Tate is one of the institutions leading the way with its Tate Exchange, and so is the Healing Arts initiative, which is raising money under the auspices of the WHO for artists’ projects in communities in different parts of the world. I’m trying to help them, so here is my appeal to artists who are already successful: please donate some of your very best works of art to the Healing Arts for Christie’s to sell this year on its behalf

As for the merry-go-round of art fairs that whipped up the art scene, I don’t believe that we shall see anything like it again. They are unnecessarily expensive in terms of money and environmental damage and I really believe that the first encounter with most works can be made online. Then if you want to consummate the purchase, you can go and see it.’

 

You've been a fierce advocate for various causes over the years, can you tell me about your current passion for Venice? 

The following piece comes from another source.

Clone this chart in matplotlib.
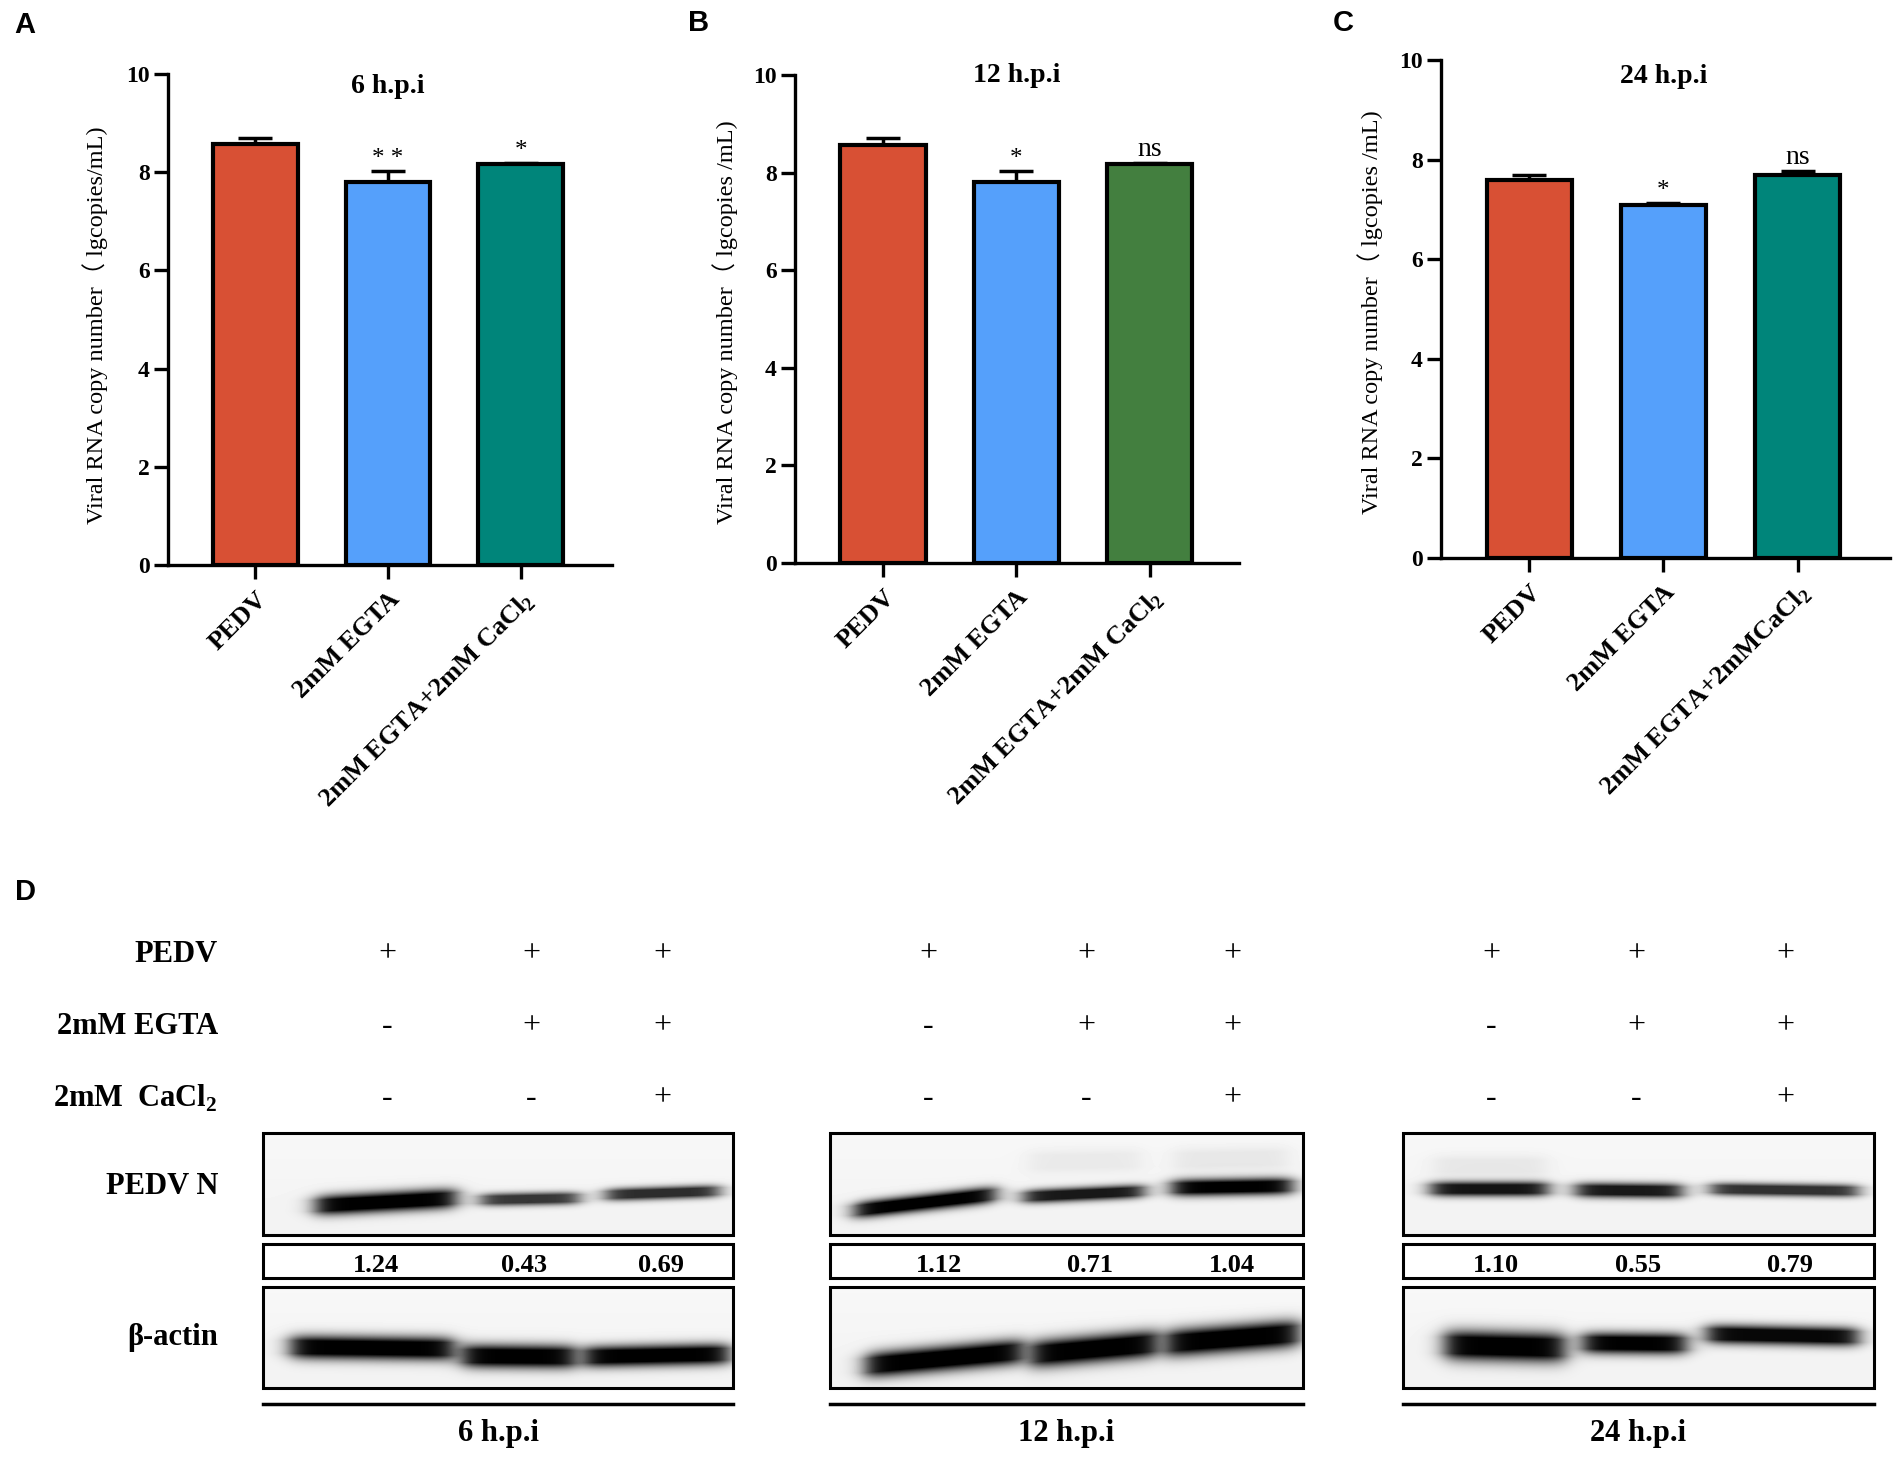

‘Early impressions are what have formed me. I first went to my grandmother’s house when I was seven and immediately thought Venice was the best place I had ever been. I still think it’s the most beautiful man-made creation in the world, which is why 42 years later I became the chairperson of the Venice in Peril Fund and we worked to understand the science and disastrous politics of the place. We financed a particularly important three-year study of its lagoon with Cambridge University, for example.

But Venice is like the world itself: all the scientific evidence says that it is doomed, but the vital connection to the decision-makers has not been achieved yet. We are like the New Yorker cartoon of a man falling from a skyscraper. As he shoots past the 32nd floor, he’s saying, “So far, so good”.’